To be honest, at first, I wasn’t thrilled to be forced to go from a one-time desktop purchase to a subscription-based service (although that seems to be the direction many software are going these days), but I quickly made my peace with it because a) I just really like the software and b) the annual fee is totally acceptable and worth it to me. (To be completely transparent, I have to disclose that since I was a previous YNAB user, my subscription was grandfathered in after the migration and my annual subscription fee is lower than what they advertise on their website now. I still think it is worth the cost.)
The basic budgeting approach hasn’t changed. What sets YNAB apart from other money tracking software is that with YNAB you’re not just tracking your spending (in retrospect), but you’re looking ahead and assigning dollars for future expenses. Think of it as your income divvied up into little pots that hold the money for each of your monthly expenses, emergency fund, and long-term goals, and you always know exactly how much is in each pot.
Initially, I found it helpful to divide our spending into three categories:
- fixed expenses (e.g. rent, Internet, subscriptions, etc.) that are the same amount every month,
- fixed expenses with actual numbers that might slightly vary (e.g. gas, electric, groceries, etc.),
- irregular recurring expenses (e.g. car insurance) that only have to be paid once or twice a year, but you still need to budget.
Once you have a ballpark number for those expenses and know how much you have left over to put into an emergency fund, savings, and discretionary spending, you can start building a budget.
YNAB’s budgeting approach still works with four simple rules. They have been rephrased since the early days, but the idea is basically the same.

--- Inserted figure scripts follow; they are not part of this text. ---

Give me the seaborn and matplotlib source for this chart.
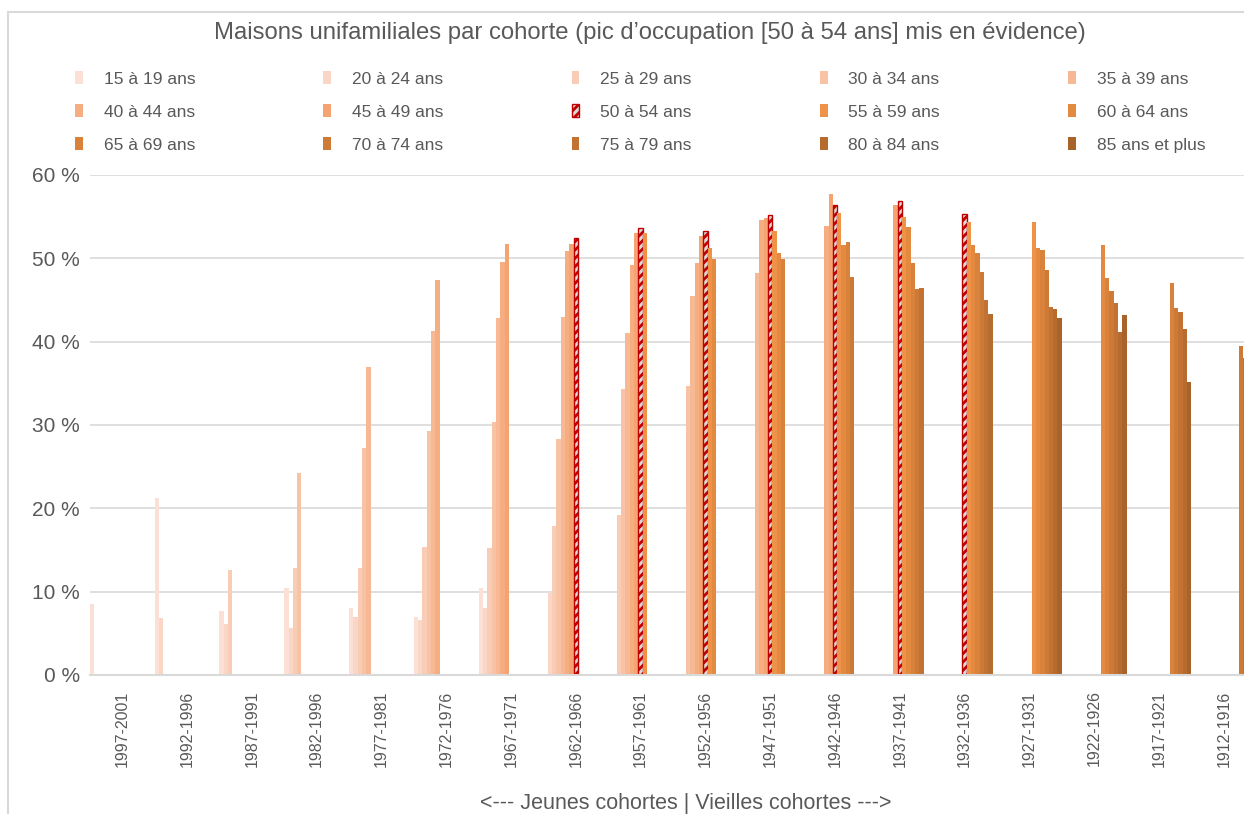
import numpy as np
import pandas as pd
import matplotlib
matplotlib.use("Agg")
import matplotlib.pyplot as plt
import seaborn as sns
from matplotlib.patches import Patch
from matplotlib.lines import Line2D
from matplotlib.colors import to_rgb

# ---- Données -------------------------------------------------------------
cohortes = ["1997-2001", "1992-1996", "1987-1991", "1982-1996", "1977-1981",
            "1972-1976", "1967-1971", "1962-1966", "1957-1961", "1952-1956",
            "1947-1951", "1942-1946", "1937-1941", "1932-1936", "1927-1931",
            "1922-1926", "1917-1921", "1912-1916"]

groupes_age = ["15 à 19 ans", "20 à 24 ans", "25 à 29 ans", "30 à 34 ans",
               "35 à 39 ans", "40 à 44 ans", "45 à 49 ans", "50 à 54 ans",
               "55 à 59 ans", "60 à 64 ans", "65 à 69 ans", "70 à 74 ans",
               "75 à 79 ans", "80 à 84 ans", "85 ans et plus"]

# indice du premier groupe d'âge observé pour chaque cohorte
premier_groupe = [0, 0, 0, 0, 0, 0, 0, 1, 2, 3, 4, 5, 6, 7, 8, 9, 10, 11]

# taux d'occupation d'une maison unifamiliale (%), groupes d'âge successifs
taux = [
    [8.5],
    [21.2, 6.8],
    [7.7, 6.1, 12.6],
    [10.5, 5.7, 12.8, 24.3],
    [8.1, 7.0, 12.9, 27.2, 37.0],
    [7.0, 6.6, 15.4, 29.3, 41.3, 47.4],
    [10.5, 8.0, 15.2, 30.4, 42.8, 49.6, 51.7],
    [9.8, 17.9, 28.3, 43.0, 50.9, 51.7, 52.4],
    [19.2, 34.3, 41.0, 49.2, 53.0, 53.6, 53.1],
    [34.7, 45.5, 49.5, 52.7, 53.3, 51.2, 49.9],
    [48.2, 54.6, 54.8, 55.2, 53.3, 50.7, 49.9],
    [53.9, 57.7, 56.4, 55.4, 51.6, 52.0, 47.8],
    [56.4, 56.9, 55.0, 53.8, 49.5, 46.3, 46.4],
    [55.3, 54.4, 51.6, 50.7, 48.4, 45.0, 43.3],
    [54.4, 51.2, 51.0, 48.6, 44.2, 43.9, 42.9],
    [51.6, 47.6, 46.1, 44.6, 41.2, 43.2],
    [47.0, 44.1, 43.6, 41.5, 35.2],
    [39.5, 38.0],
]

couleurs = ["#FBE0D6", "#FAD6C6", "#F9CCB6", "#F8C2A5", "#F7B894",
            "#F6AD82", "#F5A370", "#D9D9D9", "#EF9147", "#E48A40",
            "#D8823C", "#CD7A37", "#C27333", "#B66B2F", "#A8632B"]

PIC = "50 à 54 ans"
ROUGE = "#C00000"
GRIS_TEXTE = "#595959"
GRIS_LIGNE = "#D9D9D9"

rows = []
for cohorte, debut, valeurs in zip(cohortes, premier_groupe, taux):
    for k, v in enumerate(valeurs):
        rows.append({"cohorte": cohorte, "age": groupes_age[debut + k], "taux": v})
df = pd.DataFrame(rows)

# ---- Figure --------------------------------------------------------------
sns.set_theme(style="white")
plt.rcParams["font.family"] = ["Liberation Sans", "DejaVu Sans"]
plt.rcParams["hatch.linewidth"] = 2.0

W, H = 1244, 814
fig = plt.figure(figsize=(W / 100, H / 100), dpi=100)
fig.patch.set_facecolor("white")

# zone de tracé : elle déborde à droite du cadre de l'image
x0, pas = 89.8, 64.8
x1 = x0 + len(cohortes) * pas
y_top, y_bot = 175, 675
ax = fig.add_axes([x0 / W, 1 - y_bot / H, (x1 - x0) / W, (y_bot - y_top) / H])

sns.barplot(data=df, x="cohorte", y="taux", hue="age", order=cohortes,
            hue_order=groupes_age, palette=couleurs, width=1.0, saturation=1,
            errorbar=None, legend=False, ax=ax, linewidth=0)

# mise en évidence du groupe 50 à 54 ans
pic_rgb = to_rgb(couleurs[groupes_age.index(PIC)])
for p in ax.patches:
    if np.allclose(p.get_facecolor()[:3], pic_rgb):
        p.set_hatch("////")
        p.set_edgecolor(ROUGE)
        p.set_linewidth(1.0)

ax.set_xlim(-0.5, len(cohortes) - 0.5)
ax.set_ylim(0, 60)
ax.set_yticks(range(0, 61, 10))
ax.set_yticklabels([f"{v} %" for v in range(0, 61, 10)])
ax.set_xlabel("")
ax.set_ylabel("")

ax.yaxis.grid(True, color=GRIS_LIGNE, linewidth=1.2)
ax.xaxis.grid(False)
ax.set_axisbelow(True)
for side in ["top", "right", "left"]:
    ax.spines[side].set_visible(False)
ax.spines["bottom"].set_color(GRIS_LIGNE)
ax.spines["bottom"].set_linewidth(1.5)

ax.tick_params(axis="y", length=0, pad=7, labelsize=15, labelcolor=GRIS_TEXTE)
ax.tick_params(axis="x", which="major", length=0, pad=11, labelsize=11.5,
               labelcolor=GRIS_TEXTE, labelrotation=90)
ax.set_xticks(np.arange(-0.5, len(cohortes), 1), minor=True)
ax.tick_params(axis="x", which="minor", length=13, width=1.2,
               direction="inout", color=GRIS_LIGNE)

# titre et titre d'axe
fig.text(650 / W, 1 - 33 / H,
         "Maisons unifamiliales par cohorte (pic d’occupation [50 à 54 ans] mis en évidence)",
         ha="center", va="center", fontsize=17.2, color=GRIS_TEXTE)
fig.text(686 / W, 1 - 803 / H, "<--- Jeunes cohortes | Vieilles cohortes --->",
         ha="center", va="center", fontsize=15.5, color=GRIS_TEXTE)

# légende (5 colonnes, lecture par ligne)
handles = []
for age, c in zip(groupes_age, couleurs):
    if age == PIC:
        handles.append(Patch(facecolor=c, edgecolor=ROUGE, hatch="////", linewidth=1.0))
    else:
        handles.append(Patch(facecolor=c, edgecolor="none"))
ncol, nrow = 5, 3
ordre = [r * ncol + c for c in range(ncol) for r in range(nrow)]
fig.legend([handles[i] for i in ordre], [groupes_age[i] for i in ordre],
           loc="upper left", bbox_to_anchor=(75 / W, 1 - 71 / H), ncol=ncol,
           frameon=False, fontsize=12.5, labelcolor=GRIS_TEXTE,
           handlelength=0.45, handleheight=0.8, handletextpad=1.2,
           columnspacing=7.38, labelspacing=1.0, borderpad=0, borderaxespad=0)

# cadre du graphique
fig.add_artist(Line2D([8 / W, 1.0], [1 - 12 / H, 1 - 12 / H],
                      transform=fig.transFigure, color=GRIS_LIGNE, lw=1.5))
fig.add_artist(Line2D([8 / W, 8 / W], [0, 1 - 12 / H],
                      transform=fig.transFigure, color=GRIS_LIGNE, lw=1.5))

fig.savefig("out.png", dpi=100, facecolor="white")
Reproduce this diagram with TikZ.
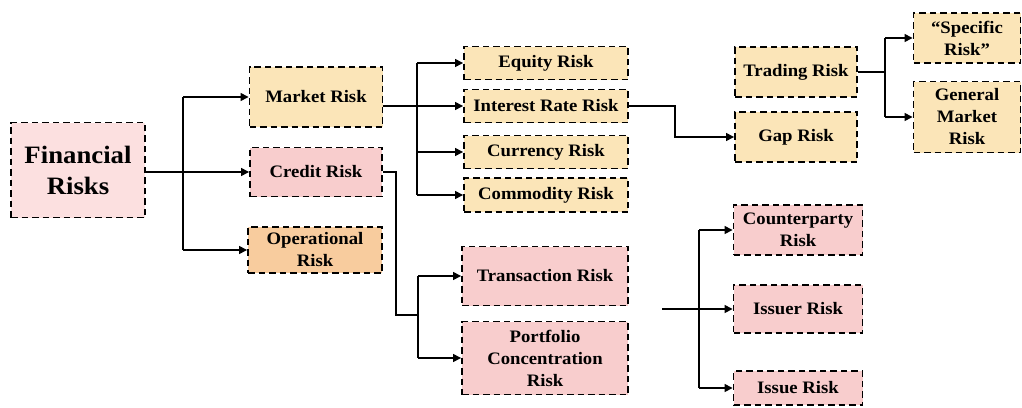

Rule One: Give Every Dollar A Job
The secret is to be intentional about what you want your money to do before you spend it. Look only at the money you have on hand and ask yourself, “What should this money do before I’m paid again?” You either budget it towards your expenses or decide to put it into savings, but nothing is left “unbudgeted”. If you have all your fixed expenses budgeted, the leftover money can help to “cushion” your expense categories to ‘have a little extra’ just in case, go into your emergency fund, or towards “fun money”, but regardless of where it goes, you have to assign it a ‘job’.
What I do:
At the beginning of each month, I put money for all fixed expense (mortgage/rent, utilities, other bills) in the appropriate category. I also always budget a certain amount towards groceries, fun money, gifts, etc., even though I know that those are numbers that will fluctuate every month (but at least, I have a ballpark number in my budget. This is where rule three comes in!).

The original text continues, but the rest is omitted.